* start Material provided *

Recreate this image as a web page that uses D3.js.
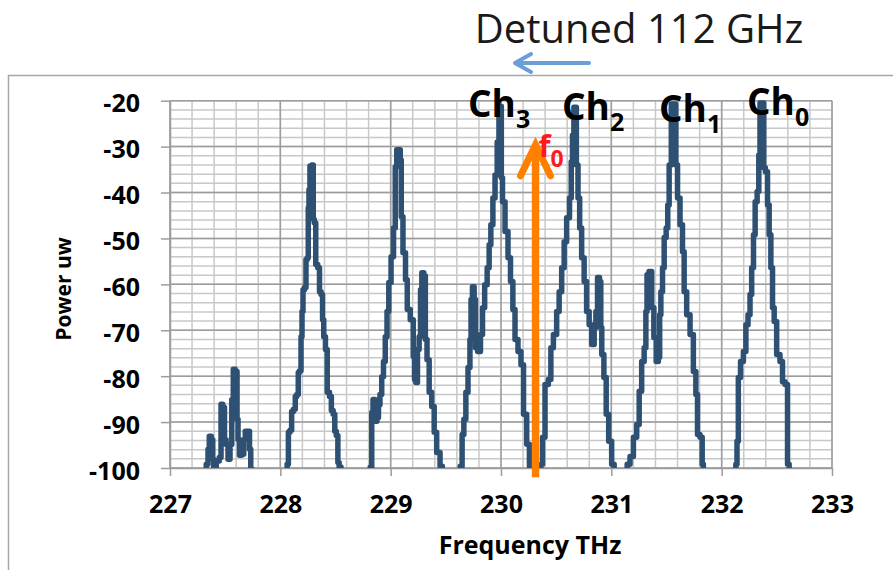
<!DOCTYPE html>
<html>
<head>
<meta charset="utf-8">
<script src="https://cdn.jsdelivr.net/npm/d3@7"></script>
<style>
  body { margin: 0; background: #fff; }
  text { font-family: "Open Sans", sans-serif; }
</style>
</head>
<body>
<script>
const width = 893;
const height = 570;

// spectrum, one point per corner of the trace
const freqTHz = [
  227.317, 227.340, 227.349, 227.363, 227.385, 227.390, 227.403, 227.435, 227.458, 227.467,
  227.489, 227.499, 227.517, 227.535, 227.553, 227.567, 227.580, 227.603, 227.612, 227.621,
  227.639, 227.662, 227.675, 227.689, 227.716, 227.725, 227.739, 227.752,
  228.051, 228.072, 228.074, 228.101, 228.104, 228.133, 228.138, 228.160, 228.165, 228.183,
  228.192, 228.201, 228.210, 228.228, 228.237, 228.251, 228.255, 228.264, 228.273, 228.296,
  228.301, 228.314, 228.328, 228.350, 228.360, 228.378, 228.387, 228.400, 228.418, 228.432,
  228.459, 228.466, 228.491, 228.496, 228.518, 228.525, 228.541, 228.559,
  228.804, 228.826, 228.831, 228.849, 228.867, 228.885, 228.894, 228.912, 228.926, 228.944,
  228.958, 228.976, 228.990, 229.017, 229.035, 229.048, 229.062, 229.080, 229.094, 229.098,
  229.125, 229.144, 229.157, 229.198, 229.211, 229.221, 229.236, 229.250, 229.266, 229.275,
  229.290, 229.311, 229.318, 229.341, 229.357, 229.387, 229.402, 229.432, 229.463, 229.474,
  229.619, 229.642, 229.653, 229.674, 229.689, 229.713, 229.724, 229.733, 229.749, 229.764,
  229.774, 229.803, 229.825, 229.840, 229.864, 229.885, 229.900, 229.916, 229.937, 229.955,
  229.976, 229.987, 230.000, 230.006, 230.021, 230.052, 230.075, 230.097, 230.118, 230.136,
  230.172, 230.190, 230.218, 230.248, 230.267, 230.281,
  230.354, 230.369, 230.384, 230.414, 230.444, 230.460, 230.490, 230.519, 230.535, 230.565,
  230.580, 230.610, 230.632, 230.641, 230.655, 230.666, 230.680, 230.686, 230.710, 230.716,
  230.746, 230.761, 230.791, 230.807, 230.837, 230.852, 230.868, 230.882, 230.904, 230.905,
  230.922, 230.943, 230.964, 230.988, 231.018, 231.033,
  231.133, 231.154, 231.185, 231.215, 231.245, 231.260, 231.290, 231.305, 231.321, 231.326,
  231.357, 231.375, 231.396, 231.417, 231.435, 231.441, 231.457, 231.471, 231.487, 231.507,
  231.516, 231.532, 231.555, 231.577, 231.593, 231.607, 231.638, 231.652, 231.668, 231.698,
  231.729, 231.758, 231.774, 231.788, 231.819, 231.828, 231.840,
  232.121, 232.136, 232.142, 232.160, 232.182, 232.212, 232.227, 232.251, 232.263, 232.281,
  232.296, 232.311, 232.332, 232.341, 232.354, 232.378, 232.384, 232.408, 232.423, 232.438,
  232.454, 232.468, 232.484, 232.513, 232.544, 232.559, 232.590, 232.604, 232.619
];
const powerDb = [
  -104.6, -99.2, -95.9, -93.1, -93.8, -98.1, -100.3, -98.5, -97.7, -86.1,
  -86.8, -93.8, -94.9, -98.1, -94.9, -85.1, -78.5, -79.0, -89.4, -93.8,
  -97.2, -97.0, -93.8, -92.0, -92.0, -95.9, -100.3, -104.6,
  -104.6, -99.2, -92.2, -91.8, -87.7, -87.2, -84.4, -84.0, -79.2, -78.8,
  -71.4, -65.9, -61.2, -60.7, -54.6, -54.2, -43.3, -39.4, -34.2, -34.0,
  -45.9, -46.6, -55.7, -56.4, -61.6, -62.2, -67.7, -71.4, -74.2, -83.5,
  -84.4, -87.5, -88.3, -92.0, -92.9, -98.8, -99.8, -104.6,
  -104.6, -99.8, -87.9, -85.1, -89.8, -89.0, -86.2, -84.0, -80.1, -76.8,
  -71.4, -65.9, -59.6, -54.0, -47.7, -34.4, -30.7, -30.7, -32.9, -45.3,
  -53.1, -59.0, -65.5, -67.7, -75.7, -80.7, -81.4, -74.2, -71.4, -61.2,
  -57.5, -58.1, -72.0, -76.4, -83.5, -86.6, -92.2, -96.6, -99.6, -104.6,
  -104.6, -99.6, -92.7, -89.4, -83.5, -78.1, -72.0, -63.3, -60.5, -63.3,
  -73.8, -74.6, -70.9, -65.1, -60.1, -56.4, -51.4, -47.0, -41.2, -36.2,
  -29.0, -21.2, -21.2, -36.8, -42.0, -48.5, -54.2, -59.4, -65.5, -72.0,
  -74.6, -77.5, -88.3, -94.8, -99.6, -104.6,
  -104.6, -99.2, -93.3, -81.8, -80.7, -73.8, -70.9, -65.9, -61.6, -56.4,
  -50.7, -45.5, -41.2, -33.3, -27.5, -21.4, -21.4, -34.0, -41.2, -47.7,
  -54.2, -59.4, -65.9, -68.8, -73.1, -69.4, -65.9, -58.5, -59.4, -69.4,
  -75.3, -80.3, -88.3, -94.2, -99.2, -104.6,
  -104.6, -99.2, -97.5, -93.3, -90.5, -83.3, -76.8, -73.8, -65.9, -57.9,
  -57.2, -65.1, -71.6, -76.8, -75.9, -66.6, -61.6, -56.4, -49.8, -47.7,
  -42.7, -34.0, -20.7, -20.7, -34.0, -41.2, -47.0, -52.9, -61.6, -66.6,
  -70.9, -79.0, -84.0, -92.7, -93.3, -99.2, -104.6,
  -104.6, -99.2, -94.2, -80.3, -76.8, -74.6, -68.8, -66.6, -62.2, -56.4,
  -49.2, -42.0, -39.8, -31.8, -20.5, -20.5, -34.6, -35.5, -42.7, -49.2,
  -56.4, -65.1, -68.1, -75.3, -76.8, -81.2, -81.8, -99.2, -104.6
];

const xTicks = [227, 228, 229, 230, 231, 232, 233];
const yTicks = [-100, -90, -80, -70, -60, -50, -40, -30, -20];

const channelNames = ["3", "2", "1", "0"];
const channelLabelTHz = [229.701, 230.553, 231.432, 232.230];
const channelLabelDb = [-23.5, -24.2, -24.6, -23.1];

const f0THz = 230.313;
const f0TopDb = -29.6;
const f0BottomDb = -102.0;

let svg = d3.select("body")
  .append("svg")
    .attr("width", width)
    .attr("height", height);

let x = d3.scaleLinear().domain([227, 233]).range([170, 832]);
let y = d3.scaleLinear().domain([-100, -20]).range([468, 100.7]);

// chart frame (only the left and top edges show)
svg.append("path")
  .attr("d", "M8.5,575 V75.5 H900")
  .attr("fill", "none")
  .attr("stroke", "#a6a6a6")
  .attr("stroke-width", 1.5);

// title and the blue arrow under it
svg.append("text")
  .attr("x", 639)
  .attr("y", 43)
  .attr("text-anchor", "middle")
  .style("font-size", "40px")
  .attr("fill", "#1a1a1a")
  .text("Detuned 112 GHz");

svg.append("path")
  .attr("d", "M589,63 H516 M531,54 L515,63 L531,72")
  .attr("fill", "none")
  .attr("stroke", "#6a9ed6")
  .attr("stroke-width", 4)
  .attr("stroke-linecap", "round")
  .attr("stroke-linejoin", "round");

// grid
let minorX = d3.range(0, 31).map(i => 227 + i * 0.2);
let minorY = d3.range(0, 41).map(i => -100 + i * 2);
let grid = svg.append("g");

grid.selectAll(".mx").data(minorX).enter().append("line")
  .attr("x1", d => x(d)).attr("x2", d => x(d))
  .attr("y1", y(-20)).attr("y2", y(-100))
  .attr("stroke", "#c8c8c8").attr("stroke-width", 1.5);
grid.selectAll(".my").data(minorY).enter().append("line")
  .attr("x1", x(227)).attr("x2", x(233))
  .attr("y1", d => y(d)).attr("y2", d => y(d))
  .attr("stroke", "#c8c8c8").attr("stroke-width", 1.5);
grid.selectAll(".Mx").data(xTicks).enter().append("line")
  .attr("x1", d => x(d)).attr("x2", d => x(d))
  .attr("y1", y(-20)).attr("y2", y(-100))
  .attr("stroke", "#9c9c9c").attr("stroke-width", 1.5);
grid.selectAll(".My").data(yTicks).enter().append("line")
  .attr("x1", x(227)).attr("x2", x(233))
  .attr("y1", d => y(d)).attr("y2", d => y(d))
  .attr("stroke", "#9c9c9c").attr("stroke-width", 1.5);

// axes
let gx = svg.append("g")
  .attr("transform", "translate(0," + y(-100) + ")")
  .call(d3.axisBottom(x).tickValues(xTicks).tickSize(8).tickSizeOuter(0)
    .tickPadding(19).tickFormat(d => String(d)));

let gy = svg.append("g")
  .attr("transform", "translate(" + x(227) + ",0)")
  .call(d3.axisLeft(y).tickValues(yTicks).tickSize(9).tickSizeOuter(0)
    .tickPadding(21).tickFormat(d => String(d)));

[gx, gy].forEach(g => {
  g.select(".domain").attr("stroke", "#9c9c9c").attr("stroke-width", 1.5);
  g.selectAll(".tick line").attr("stroke", "#9c9c9c").attr("stroke-width", 1.5);
  g.selectAll(".tick text")
    .attr("fill", "#000")
    .style("font-family", "'Open Sans', sans-serif")
    .style("font-size", "25px")
    .style("font-weight", "bold");
});
gy.selectAll(".tick text").attr("dy", "0.45em");

svg.append("text")
  .attr("x", 530)
  .attr("y", 554)
  .attr("text-anchor", "middle")
  .style("font-size", "25px")
  .style("font-weight", "bold")
  .text("Frequency THz");

svg.append("text")
  .attr("transform", "translate(71,289) rotate(-90)")
  .attr("text-anchor", "middle")
  .style("font-size", "21px")
  .style("font-weight", "bold")
  .text("Power uw");

// spectrum
svg.append("clipPath")
  .attr("id", "plot-clip")
  .append("rect")
    .attr("x", x(227))
    .attr("y", 90)
    .attr("width", x(233) - x(227))
    .attr("height", y(-100) - 90);

let line = d3.line()
  .curve(d3.curveStep)
  .x((d, i) => x(freqTHz[i]))
  .y(d => y(d));

svg.append("path")
  .datum(powerDb)
  .attr("clip-path", "url(#plot-clip)")
  .attr("d", line)
  .attr("fill", "none")
  .attr("stroke", "#2d5073")
  .attr("stroke-width", 5.5)
  .attr("stroke-linejoin", "round");

// f0 marker
let fx = x(f0THz);
let fTop = y(f0TopDb);
svg.append("line")
  .attr("x1", fx).attr("x2", fx)
  .attr("y1", y(f0BottomDb)).attr("y2", fTop + 3)
  .attr("stroke", "#ff8000")
  .attr("stroke-width", 7.5);
svg.append("path")
  .attr("d", "M" + (fx - 15) + "," + (fTop + 31) + " L" + fx + "," + fTop + " L" + (fx + 15) + "," + (fTop + 31))
  .attr("fill", "none")
  .attr("stroke", "#ff8000")
  .attr("stroke-width", 7)
  .attr("stroke-linecap", "round")
  .attr("stroke-linejoin", "miter");

let f0Label = svg.append("text")
  .attr("x", fx + 3)
  .attr("y", fTop + 12)
  .attr("fill", "#ff1a1a")
  .style("font-weight", "bold");
f0Label.append("tspan").style("font-size", "31px").text("f");
f0Label.append("tspan").attr("dy", 10).style("font-size", "23px").text("0");

// channel labels
channelNames.forEach((c, i) => {
  let t = svg.append("text")
    .attr("x", x(channelLabelTHz[i]))
    .attr("y", y(channelLabelDb[i]))
    .attr("fill", "#000")
    .style("font-weight", "bold");
  t.append("tspan").style("font-size", "37px").text("Ch");
  t.append("tspan").attr("dy", 11).style("font-size", "25px").text(c);
});
</script>
</body>
</html>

* end Material provided *

From the first line above to the line containing "const height = 570;", repeat each line exactly. Pictures stay out.

Recreate this image as a web page that uses D3.js.
<!DOCTYPE html>
<html>
<head>
<meta charset="utf-8">
<script src="https://cdn.jsdelivr.net/npm/d3@7"></script>
<style>
  body { margin: 0; background: #fff; }
  text { font-family: "Open Sans", sans-serif; }
</style>
</head>
<body>
<script>
const width = 893;
const height = 570;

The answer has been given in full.